Ah, summer. This is the time when parents send their kids off to get their own vacation from domestic life. Children get to create beautiful summer camp memories and experience a bonding ritual in the woods. Alternatively, it’s the time when camp counsellors are picked off one by one by a masked murderer. Of course, the summer camp has long been the setting of many a slasher film. The remote location, the youthful, hormone-driven cast, the quiet of the woods just gives off the spooky atmosphere from the get-go.
And it’s fun to sit down with your date, get a little spooked and gorge on popcorn. While there are plenty of horror-themed camp films, there are also films that show the better, lighter side of camping. They recognize that the ritual is a coming-of-age moment that will alter a youth’s life forever. All the possibilities that camp has to offer has been explored onscreen.

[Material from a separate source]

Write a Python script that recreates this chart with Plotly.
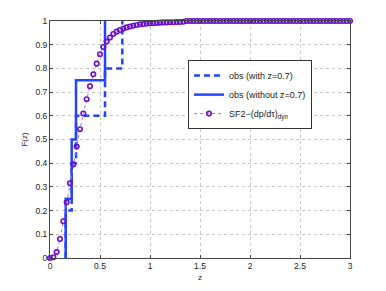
import plotly.graph_objects as go

# observed values
obs_with = [0.157, 0.217, 0.26, 0.55, 0.723]
obs_without = [0.157, 0.217, 0.26, 0.55]

# SF2 model CDF, sampled every 1/30
z_model = [k / 30 for k in range(91)]
F_model = [0, 0.003, 0.025, 0.08, 0.155, 0.235, 0.315, 0.395, 0.47, 0.543,
           0.61, 0.67, 0.725, 0.775, 0.82, 0.86, 0.89, 0.913, 0.93, 0.945,
           0.955, 0.962, 0.968, 0.973, 0.977, 0.980, 0.983, 0.986, 0.987, 0.989,
           0.990, 0.991, 0.992, 0.993, 0.994, 0.994, 0.995, 0.995, 0.996, 0.996,
           0.997] + [1.0] * 50

x_ticks = [0, 0.5, 1, 1.5, 2, 2.5, 3]
x_labels = ["0", "0.5", "1", "1.5", "2", "2.5", "3"]
y_ticks = [0, 0.1, 0.2, 0.3, 0.4, 0.5, 0.6, 0.7, 0.8, 0.9, 1]
y_labels = ["0", "0.1", "0.2", "0.3", "0.4", "0.5", "0.6", "0.7", "0.8", "0.9", "1"]

blue = "#2244ff"
purple = "#6a0fcc"


def stairs(vals):
    n = len(vals)
    xs = list(vals) + [vals[-1]]
    ys = [i / n for i in range(n + 1)]
    return xs, ys


fig = go.Figure()
xw, yw = stairs(obs_with)
fig.add_trace(go.Scatter(x=xw, y=yw, mode="lines", line_shape="vh",
                         line=dict(color=blue, width=2.5, dash="6px,4px"),
                         name="obs (with z=0.7)"))
xo, yo = stairs(obs_without)
fig.add_trace(go.Scatter(x=xo, y=yo, mode="lines", line_shape="vh",
                         line=dict(color=blue, width=2.5),
                         name="obs (without z=0.7)"))
fig.add_trace(go.Scatter(x=z_model, y=F_model, mode="lines+markers",
                         line=dict(color="#a070e0", width=1, dash="dot"),
                         marker=dict(symbol="circle-open", size=4.5, color=purple,
                                     line=dict(width=1.6, color=purple)),
                         name="SF2\u2212(dp/d\u03c4)<sub>dyn</sub>", cliponaxis=False))

axis_common = dict(showline=True, linecolor="#444", linewidth=1, mirror="ticks",
                   ticks="inside", ticklen=3, tickcolor="#444",
                   showgrid=True, gridcolor="#c8c8c8", griddash="dot", gridwidth=1,
                   zeroline=False, automargin=False,
                   tickfont=dict(size=8.5, color="#222"))

fig.update_layout(
    width=386, height=291,
    margin=dict(l=42, r=44, t=13, b=41),
    paper_bgcolor="white", plot_bgcolor="white",
    font=dict(family="Liberation Sans, Arial, sans-serif", size=8, color="#222"),
    xaxis=dict(range=[0, 3], tickvals=x_ticks, ticktext=x_labels,
               title=dict(text="z", font=dict(size=8), standoff=4), **axis_common),
    yaxis=dict(range=[0, 1], tickvals=y_ticks, ticktext=y_labels,
               title=dict(text="F(z)", font=dict(size=8), standoff=6), **axis_common),
    legend=dict(x=0.46, y=0.835, xanchor="left", yanchor="top",
                bgcolor="white", bordercolor="#333", borderwidth=1,
                font=dict(size=9), tracegroupgap=0, itemwidth=30),
    showlegend=True,
)

fig.write_html("out.html")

Here are the best summer camp movies in cinema history:
1. Wet Hot American Summer (2001)
David Wain’s satirical comedy is the film that launched a thousand careers, featuring a cast that ranges from longtime friend and collaborator Paul Rudd to David Hyde Pierce. It’s largely a spoof on teen sex comedies of the 80s (the only sex onscreen is homosexual, and it’s brief, played for laughs).
Initially, the film was a critical and commercial failure. In the years since, it’s become a cult favourite and was followed by a Netflix prequel. The cast alone is enough to sell it, but the dry wit and Rudd’s natural charisma carry the film well.
2. Role Models (2008)
Though the film isn’t entirely set at camp, the scenes set during a camping trip are some of the funniest of the decade. Paul Rudd’s Danny is in a rut. He’s been hawking a horrible energy drink called Minotaur for a decade and he hates his life. After an altercation with a police officer, he and his carefree co-worker Wheeler (Sean William Scott) agree to a mature babysitting program called Sturdy Wings, where they are forced to bond with 11 and 14 year old wayward children.

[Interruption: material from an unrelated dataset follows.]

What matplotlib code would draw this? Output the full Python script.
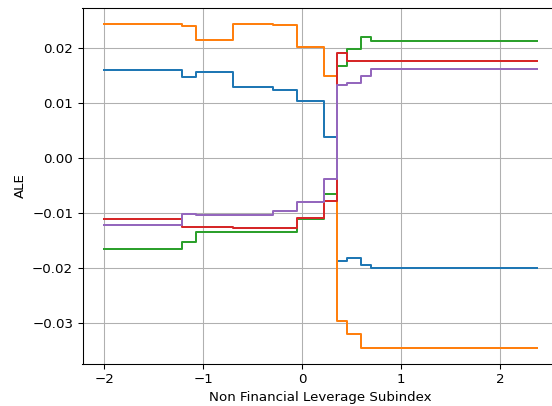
import numpy as np
import matplotlib
matplotlib.use("Agg")
import matplotlib.pyplot as plt

# bin edges along the feature axis
edges = [-2.0, -1.21, -1.07, -0.70, -0.29, -0.05, 0.22, 0.35, 0.45, 0.59, 0.70, 2.37]

# ALE values per bin, one list per class
ale_c0 = [0.0160, 0.0146, 0.01564, 0.01291, 0.01230, 0.0102, 0.00382, -0.01873, -0.01824, -0.01945, -0.02012]
ale_c1 = [0.02424, 0.02387, 0.02145, 0.02424, 0.02405, 0.02013, 0.01491, -0.0297, -0.03206, -0.03448, -0.03448]
ale_c2 = [-0.0166, -0.01527, -0.01345, -0.01345, -0.01345, -0.01115, -0.0066, 0.0166, 0.01964, 0.02188, 0.02127]
ale_c3 = [-0.01109, -0.0126, -0.0126, -0.01285, -0.01285, -0.0110, -0.00782, 0.01897, 0.01757, 0.01757, 0.01757]
ale_c4 = [-0.01224, -0.01018, -0.01048, -0.01048, -0.0097, -0.0080, -0.00388, 0.01321, 0.01352, 0.01485, 0.01612]

dpi = 96
fig = plt.figure(figsize=(552 / dpi, 406 / dpi), dpi=dpi)
ax = fig.add_axes([82.5 / 552, 1 - 363.7 / 406, 476 / 552, 355.7 / 406])

for vals in [ale_c0, ale_c1, ale_c2, ale_c3, ale_c4]:
    ax.step(edges, vals + [vals[-1]], where='post')

ax.set_xlabel('Non Financial Leverage Subindex')
ax.set_ylabel('ALE')
ax.grid(True)

fig.savefig('out.png', dpi=dpi)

Rudd never loses his dispassion for life, always offering up the funniest line. During the camping trip, when asked to tell a scary story, he tells the kids that in parts of the world, they’re kidnapped and sold into the sex trade. It may be a little racy for younger generations, but beneath the cynicism, there’s a genuine bleeding heart that triumphs over all.
3. Friday the 13th Part VI: Jason Lives (1986)
You knew we had to pick one of these, so why not go with the most entertaining. The first is unjustly well-regarded and hasn’t aged well; it’s surprisingly dull. The sixth is the first time a filmmaker realized these films could actually be fun AND scary. Jason Vorhees, the killer who supposedly drowned as a child due to unattentive counsellors, was killed in part four by Tommy Jarvis. Part Six opens with an older Tommy unearthing Jason’s body to ensure he’s dead.
While doing so, the corpse is struck by lightning, re-animating it. And from then on, we’ve been treated to Jason in New York, Jason in space, Jason going to hell and Jason fighting Freddy Kruger. This is easily the best of a franchise that’s often just silly.
4. Happy Campers (2001)
Daniel Waters, writer of the dark comedy Heathers, wrote and directed this little known gem. When the head of Camp Bleeding Dove is struck by lightning, the counsellors find themselves thrust into positions of responsibility for which they are unprepared. It’s a slight film, with sublte jokes and a surprising amount of sweetness. It’s a film that went straight to video due to studios being clueless how to market it.
5. Meatballs (1979)
In the late 70s/early 80s, there was no comedy team more powerful than Bill Murray and Ivan Reitman. Their relationship would culminate in the 1984 classic Ghostbusters, but Stripes and Meatballs came first. A film about underachievers for underachievers. Murray plays a camp counsellor who takes the unconfident Rudy under his wing. Murray’s “It just doesn’t matter” monologue is a surprisingly funny, uplifting motivational speech.
6. Indian Summer (1993)
Lou (Alan Arkin) longs for the glory days of summer camp. So he engineers a trip back to the old grounds with a group of grown campers. This is a more mature, thought-provoking work, often compared with The Big Chill. It’s for the counsellors, mostly, as younger children probably wouldn’t identify with the longing for nostalgia they’ll one day feel.
7. Adams Family Values (1993)
Since Meatballs, camp films have always pit the underdog campers against the elite, upper-crust rival camp. But what would the underdogs do if they were already placed in the elite, upper-crust camp? That’s the question that Adams Family Values answers, and the answer is darkly funny, as Wednesday Adams deconstructs both the camp film and traditional bonding rituals. The screenwriter has since said the film is a parody of Ronald Reagan’s America. An interesting, if obscure and easy-to-miss satire, Adams Family Values is one of the few sequels that surpasses the original.